La delusione di Francesco, insegnante di musica vince il concorso, ma rimane precario: “Tanti come me”
“Sono molto arrabbiato perché almeno ci fosse un motivo valido. Si sta minando la sicurezza e il senso di giustizia di tanti insegnanti. E poi c’è un grande danno psicologico, poiché ci stanno privando del lavoro”. Sono le parole piene di amarezza di Francesco, un musicista quarantenne di Napoli. Da cinque anni docente precario, a luglio ha partecipato al concorso regionale per accedere alla scuola pubblica. L’esito della prova è stato positivo, ma, quando è arrivato il giorno della convocazione per l’immissione in ruolo, ha scoperto di essere stato escluso dalle graduatorie. Come lui, in tutta Italia sarebbero centinaia gli aspiranti insegnanti di musica inghiottiti nel caos amministrativo che ha accompagnato l’ultimo concorso nella pubblica istruzione.

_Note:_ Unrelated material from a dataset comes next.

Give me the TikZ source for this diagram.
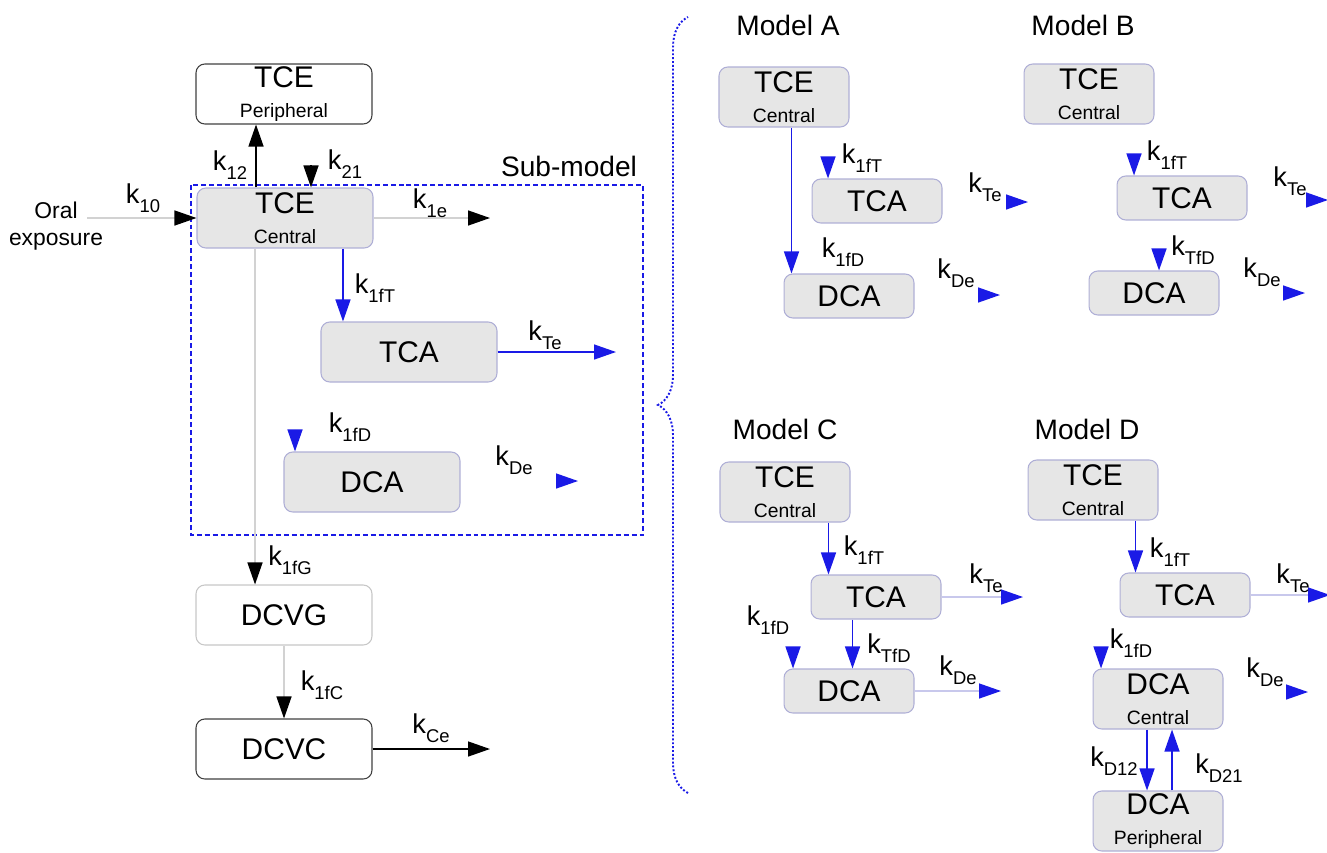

Un diploma al conservatorio in tasca, Francesco comincia da giovane la sua carriera musicale. Opera di Roma, il San Carlo di Napoli e il Petruzzelli di Bari, sono solo alcuni dei teatri prestigiosi in cui si è esibito con la sua tromba. “Ma in Italia le orchestre chiudono”, precisa. Così accompagna il suo lavoro sinfonico con l’insegnamento. Inizia la sua gavetta da precario nel 2013 con la speranza di un impiego stabile nella scuola pubblica. Il suo tortuoso percorso per l’agognata cattedra era appena cominciato.
In questi anni, infatti, molti insegnanti in possesso del diploma accademico rilasciato dalle istituzioni oggi definite “di alta formazione artistica, musicale e coreutica” (Afam) hanno lottato per il riconoscimento dell’abilitazione all'insegnamento. Diverse sentenze dei tribunali del lavoro hanno accolto i ricorsi presentati dai diplomati al conservatorio del vecchio ordinamento (ovvero prima del 1999), stabilendo il loro diritto ad essere inseriti alla seconda fascia delle graduatorie d’istituto, e riconoscendogli l’abilitazione ad insegnare. Anche Francesco è dovuto passare per le aule di tribunale. Il giudice istruttore di Napoli, in un sentenza del maggio 2017, ha accolto la sua domanda attribuendo al suo diploma valore ‘abilitante’. Forte di una sentenza a suo favore, il musicista napoletano si è presentato al concorso pubblico regionale indetto a febbraio di quest’anno. Una prova orale di natura didattico-metodologica, non selettiva, è l’unico scoglio da affrontare. “Il concorso si è svolto a luglio – ricorda Francesco – c’è stata l’estrazione della traccia e il giorno seguente era prevista la discussione con la commissione”.
“La notte del 30 agosto sul sito dell’Ufficio regionale scolastico (Urs) della Campania – continua – escono le prime convocazioni e poco prima di mezzanotte le graduatorie con l’esito della prova, più la valutazione dei titoli culturali”. Le graduatorie sono firmate dal direttore generale dell'Urs campano, Luisa Franzese. Francesco si piazza tra i primi quindici e i suoi sogni sembrano sul punto di avverarsi. La doccia fredda, però, arriva il giorno dopo quando si presenta alla sede dell’Ufficio regionale scolastico assieme agli altri docenti che hanno superato il concorso. “Il 31 agosto c’è stata la convocazione per le immissioni a ruolo – prosegue – ma non ci hanno fatto firmare perché hanno ritenuto che le nostre sentenze passate in giudicato diano solo l’accesso alla seconda fascia delle graduatorie d’istituto e non al concorso”. Insomma, tutto inutile, nonostante il brillante risultato ottenuto nella prova.
Francesco e gli aspiranti docenti di musica non ci stanno e vogliono avere spiegazioni. Ma bastano pochi minuti ad una funzionaria per ribadire a voce la loro esclusione. “E’ stata attuata una politica che diversifica il modo per conseguire un’abilitazione. Purtroppo, fino al 2005, nessun docente poteva abilitarsi perché non esistevano corsi specifici. Ora ci sono tanti modi per ottenere la sospirata abilitazione (e in molti vanno all'estero per procurarsi il riconoscimento), ma per i docenti di una certa generazione questo non è più possibile”, sottolinea. Per Francesco, e i migliaia di esclusi dalle graduatorie dopo aver superato il concorso, non rimane che il ricorso giurisdizionale al Tar o il ricorso straordinario al Presidente della Repubblica. Una battaglia legale che, a seconda dei casi, può arrivare a costare fino ai 10mila euro. E non tutti possono permettersi di pagare questa somma per vedere riconosciuti i propri diritti e potersi, semplicemente, sedere su una cattedra ad insegnare.